Large multinational companies like TI  have a fabulous opportunity – perhaps greater than that of entire nations – to positively impact the course of human history.  The relationships of mutual trust that we forge at work with people who are “not like us” carry great promise for future generations.   Meaningful trust is stifled in an environment where believers’ core identities are off-limits for discussion.”

Siraj Akthar Comments:

1. What are the attitudes / perspectives on diversity @ TI that created the opportunity for the religious initiatives to be formed in the first place ?

Kent has covered this in his response by addressing TIs commitment to ‘full engagement’, the idea that we need to do whatever it takes to ensure that our employees give a 100% to TI. Then what was needed was to figure out what can be done to ensure that this ‘full engagement’ can be accomplished. Keep in mind that the answer to this problem is different for different employees. I will answer this question with Muslim employees specifically in mind. After 911 everything changed. To be a Muslim living in America became very difficult. This made the work environment very challenging thereby preventing Muslim employees from fully engaging themselves at work. It was in this light that MEI was born. All of sudden having a Muslim affinity group (we call them diversity initiatives) wasn’t just some exotic concept, it was a necessity. Now more than ever Muslim employees had to explain what Islam really is and what we stand for. We needed to make our co-workers aware of our faith and our practices and remove the prevalent stereotypes so as to ensure full engagement on all sides.

2. What are the attitudes / perspectives on diversity @ TI that created the opportunity for the religious initiatives to move beyond “a place at the table” to being fully integrated, respected, and mutually supportive components of TI’s Diversity Network?

“One of the reasons we quickly became accepted in the larger TI population centers around the TI diversity network (TIDN) and the opportunity it provided us to conduct our activities. When we stood up, we knew we had the backing of all of TIDN For no matter how different our diverse causes are, we share the common mission of full engagement. We all have a story of feeling like a minority group. There is a sense of empathy, a sense of understanding. “

3. Any other ideas / comments you might like to share.

“I believe one of the reasons for our success (company wide) has to do with the fact that this vision is shared by our highest management. They in turn have provided us the opportunity to go forward.
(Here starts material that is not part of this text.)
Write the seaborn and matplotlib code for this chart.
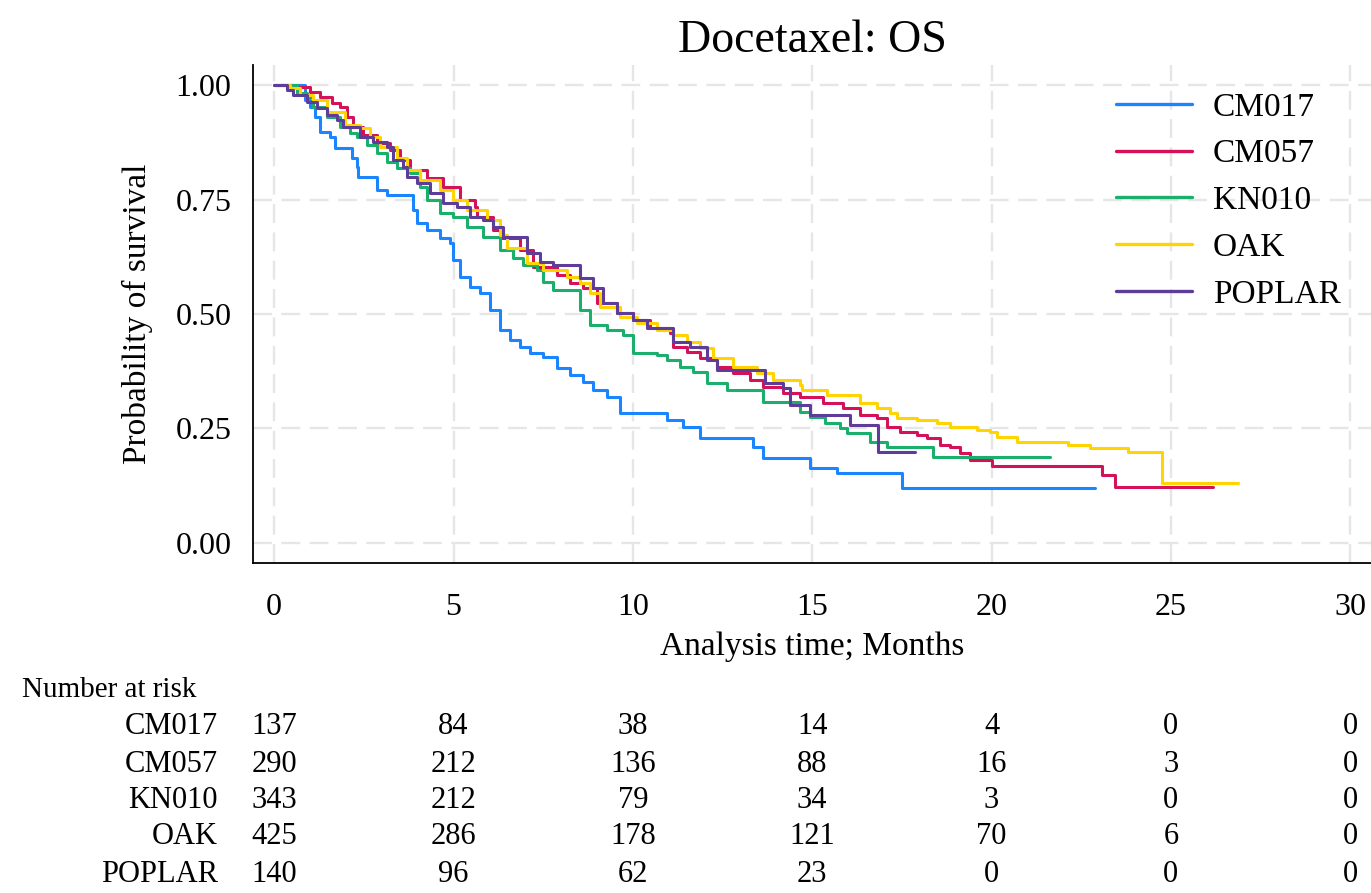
import numpy as np
import pandas as pd
import matplotlib
matplotlib.use("Agg")
import matplotlib.pyplot as plt
import matplotlib.transforms as mtransforms
import seaborn as sns

# ---------------- data ----------------
groups = ["CM017", "CM057", "KN010", "OAK", "POPLAR"]
colors = ["#1a85ff", "#d41159", "#1aaf6c", "#ffd400", "#5e3c99"]

cm017_t = [0.0, 0.86, 1.00, 1.14, 1.28, 1.56, 1.70, 2.17, 2.31, 2.34, 2.87, 3.15, 3.88, 3.99, 4.27, 4.63, 4.91, 4.99,
           5.19, 5.46, 5.74, 6.02, 6.30, 6.58, 6.86, 7.14, 7.50, 7.89, 8.25, 8.61, 8.89, 9.28, 9.65, 10.96, 11.40,
           11.88, 13.35, 13.63, 14.94, 15.70, 17.51, 22.89]
cm017_s = [1.0, 0.967, 0.952, 0.930, 0.897, 0.886, 0.862, 0.841, 0.821, 0.799, 0.771, 0.760, 0.727, 0.699, 0.683,
           0.666, 0.655, 0.618, 0.581, 0.559, 0.546, 0.509, 0.465, 0.443, 0.428, 0.415, 0.406, 0.382, 0.367, 0.352,
           0.334, 0.319, 0.284, 0.269, 0.253, 0.229, 0.210, 0.186, 0.164, 0.153, 0.120, 0.120]

cm057_t = [0.0, 0.53, 1.00, 1.28, 1.62, 1.84, 2.04, 2.20, 2.48, 2.87, 3.23, 3.51, 3.79, 4.27, 4.71, 5.19, 5.60, 5.66,
           6.11, 6.30, 6.86, 7.22, 7.89, 8.25, 8.61, 9.00, 9.56, 10.01, 10.48, 11.04, 11.12, 11.51, 11.88, 12.35,
           12.80, 13.27, 13.63, 14.19, 14.66, 15.31, 15.86, 16.34, 16.81, 17.09, 17.45, 17.93, 18.20, 18.57, 18.85,
           19.12, 19.40, 20.02, 23.08, 23.45, 26.18]
cm057_s = [1.0, 0.996, 0.985, 0.974, 0.961, 0.952, 0.930, 0.908, 0.891, 0.873, 0.858, 0.836, 0.814, 0.797, 0.777,
           0.749, 0.734, 0.712, 0.683, 0.666, 0.640, 0.603, 0.585, 0.568, 0.557, 0.524, 0.502, 0.487, 0.469, 0.459,
           0.428, 0.417, 0.404, 0.384, 0.371, 0.356, 0.341, 0.328, 0.319, 0.306, 0.295, 0.279, 0.273, 0.253, 0.242,
           0.236, 0.229, 0.214, 0.210, 0.197, 0.181, 0.168, 0.148, 0.122, 0.122]

kn010_t = [0.0, 0.64, 0.92, 1.09, 1.48, 1.84, 2.12, 2.31, 2.59, 2.87, 3.15, 3.43, 3.79, 4.07, 4.27, 4.63, 4.99, 5.38,
           5.83, 6.30, 6.66, 6.94, 7.33, 7.50, 7.78, 8.53, 8.81, 9.28, 9.73, 10.01, 10.68, 10.96, 11.32, 11.68,
           12.07, 12.63, 13.63, 14.66, 14.94, 15.36, 15.78, 15.97, 16.62, 17.09, 18.37, 21.63]
kn010_s = [1.0, 0.983, 0.974, 0.952, 0.930, 0.908, 0.895, 0.886, 0.869, 0.852, 0.832, 0.819, 0.808, 0.777, 0.749,
           0.721, 0.712, 0.690, 0.668, 0.640, 0.622, 0.607, 0.596, 0.570, 0.552, 0.509, 0.476, 0.465, 0.454, 0.415,
           0.410, 0.400, 0.384, 0.373, 0.349, 0.334, 0.308, 0.286, 0.275, 0.262, 0.251, 0.240, 0.221, 0.210, 0.188,
           0.188]

oak_t = [0.0, 0.45, 0.72, 1.09, 1.48, 1.98, 2.40, 2.68, 2.96, 3.43, 3.71, 4.07, 4.63, 4.99, 5.38, 5.94, 6.30, 6.50,
         7.05, 7.50, 8.17, 8.53, 8.81, 9.09, 9.65, 10.12, 10.68, 11.12, 11.51, 11.88, 12.24, 12.80, 13.47, 13.91,
         14.66, 14.72, 15.42, 16.34, 16.81, 17.17, 17.37, 17.93, 18.48, 18.85, 19.60, 19.96, 20.16, 20.71, 22.14,
         22.75, 23.81, 24.76, 26.88]
oak_s = [1.0, 0.993, 0.978, 0.967, 0.941, 0.913, 0.906, 0.886, 0.865, 0.841, 0.814, 0.793, 0.771, 0.749, 0.727,
         0.705, 0.672, 0.644, 0.611, 0.596, 0.581, 0.568, 0.546, 0.515, 0.493, 0.480, 0.465, 0.454, 0.439, 0.426,
         0.404, 0.384, 0.371, 0.356, 0.345, 0.334, 0.323, 0.306, 0.295, 0.284, 0.273, 0.269, 0.262, 0.253, 0.247,
         0.242, 0.231, 0.221, 0.214, 0.207, 0.199, 0.131, 0.131]

poplar_t = [0.0, 0.36, 0.53, 0.92, 1.20, 1.48, 1.76, 1.92, 2.40, 2.76, 3.15, 3.32, 3.60, 3.71, 3.99, 4.35, 4.71, 5.10,
            5.46, 5.83, 6.11, 6.38, 7.05, 7.42, 7.78, 8.53, 8.89, 9.17, 9.56, 10.01, 10.40, 11.12, 11.60, 12.07,
            12.35, 13.69, 14.19, 14.39, 14.94, 16.06, 16.84, 17.87]
poplar_s = [1.0, 0.989, 0.978, 0.963, 0.950, 0.934, 0.924, 0.908, 0.886, 0.876, 0.865, 0.836, 0.821, 0.799, 0.786,
            0.764, 0.742, 0.734, 0.712, 0.705, 0.690, 0.668, 0.633, 0.614, 0.607, 0.579, 0.557, 0.524, 0.502, 0.487,
            0.469, 0.439, 0.428, 0.400, 0.378, 0.349, 0.338, 0.301, 0.279, 0.258, 0.199, 0.199]

risk_times = [0, 5, 10, 15, 20, 25, 30]
risk_cm017 = [137, 84, 38, 14, 4, 0, 0]
risk_cm057 = [290, 212, 136, 88, 16, 3, 0]
risk_kn010 = [343, 212, 79, 34, 3, 0, 0]
risk_oak = [425, 286, 178, 121, 70, 6, 0]
risk_poplar = [140, 96, 62, 23, 0, 0, 0]

x_ticks = [0, 5, 10, 15, 20, 25, 30]
y_ticks = [0.0, 0.25, 0.5, 0.75, 1.0]

# ---------------- build long table ----------------
series_t = [cm017_t, cm057_t, kn010_t, oak_t, poplar_t]
series_s = [cm017_s, cm057_s, kn010_s, oak_s, poplar_s]
frames = []
for g, t, s in zip(groups, series_t, series_s):
    frames.append(pd.DataFrame({"time": t, "surv": s, "group": g}))
df = pd.concat(frames, ignore_index=True)
risk = [risk_cm017, risk_cm057, risk_kn010, risk_oak, risk_poplar]

# ---------------- styling ----------------
sns.set_theme(style="white")
plt.rcParams["font.family"] = ["Liberation Serif", "DejaVu Serif"]
plt.rcParams["axes.unicode_minus"] = False
plt.rcParams["text.color"] = "black"

W, H = 1371, 893
fig = plt.figure(figsize=(W / 100, H / 100), dpi=100)
ax = fig.add_axes([253 / W, 1 - 563 / H, (1371 - 253) / W, (563 - 65) / H])

sns.lineplot(data=df, x="time", y="surv", hue="group", hue_order=groups,
             palette=colors, estimator=None, sort=True, drawstyle="steps-post",
             linewidth=2.2, ax=ax, legend=True)

ax.set_xlim(-0.59, 30.58)
ax.set_ylim(-0.044, 1.044)
ax.set_xticks(x_ticks)
ax.set_yticks(y_ticks)
ax.set_xticklabels([str(v) for v in x_ticks])
ax.set_yticklabels([f"{v:.2f}" for v in y_ticks])

for v in x_ticks:
    ax.axvline(v, color="#e6e6e6", lw=1.7, ls=(0, (8, 4)), zorder=0)
for v in y_ticks:
    ax.axhline(v, color="#e6e6e6", lw=1.7, ls=(0, (8, 4)), zorder=0)

for side in ["top", "right"]:
    ax.spines[side].set_visible(False)
for side in ["left", "bottom"]:
    ax.spines[side].set_color("black")
    ax.spines[side].set_linewidth(1.3)

ax.tick_params(axis="both", direction="out", length=9.5, width=1.3, color="black",
               labelsize=23, labelcolor="black")
ax.tick_params(axis="y", pad=6)
ax.tick_params(axis="x", pad=12)

ax.set_xlabel("Analysis time; Months", fontsize=24, color="black", labelpad=7)
ax.set_ylabel("Probability of survival", fontsize=24, color="black", labelpad=16)
ax.set_title("Docetaxel: OS", fontsize=33, color="black", pad=9)

handles, labels = ax.get_legend_handles_labels()
leg = ax.legend(handles, labels, loc="upper left", bbox_to_anchor=(1086 / W, 1 - 62 / H),
                bbox_transform=fig.transFigure, frameon=False, fontsize=24,
                handlelength=2.28, handletextpad=0.63, labelspacing=0.49)
for line in leg.get_lines():
    line.set_linewidth(2.4)
for txt in leg.get_texts():
    txt.set_color("black")

# ---------------- number at risk table ----------------
trans = mtransforms.blended_transform_factory(ax.transData, fig.transFigure)
fig.text(22 / W, 1 - 690 / H, "Number at risk", fontsize=21, ha="left", va="center", color="black")
row_y = [727, 764, 800, 837, 874]
for g, counts, yp in zip(groups, risk, row_y):
    fig.text(218 / W, 1 - yp / H, g, fontsize=22, ha="right", va="center", color="black")
    for tt, c in zip(risk_times, counts):
        ax.text(tt, 1 - yp / H, str(c), transform=trans, fontsize=22, ha="center", va="center",
                color="black", clip_on=False)

fig.savefig("out.png", dpi=100, facecolor="white")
In other companies it is the employees trying to accomplish this, while the senior management may see things very differently. Perhaps the key reason for this is that senior management may believe that having such affinity groups will cause polarization which will have a negative effect on full engagement. This I would argue is just a perception, without any facts. Our experience at TI is the opposite.

In the global environment in which we function, our employees are already heavily exposed to diversity. We realize that only by working with diversity will we be able to increase our global productivity and market share. This idea is clearly present when dealing with faith based diversity initiatives. Further in the short time that faith based initiatives have been around at TI, we have clearly demonstrated the fact that there is no polarization. Quite the contrary, we can work together. To cite some examples, MEI and CVI (Christian Values Initiative) have had three joint events–one a joint presentation on our respective faiths and the second two a Mosque and a Church visit. We clearly recognize our differences, no one will compromise his or her faith, at the same time we have furthered the respect for each other. “

Author comments:

I do whole-heartedly agree that this is a wonderful and important model for a way forward in our difficult times when groups tend to polarize and stereotype.   In a deep way, the work of diversity @ TI calls us to the clearer truth of our shared humanity – both in business and our larger lives.

Thanking you for your time and reflections.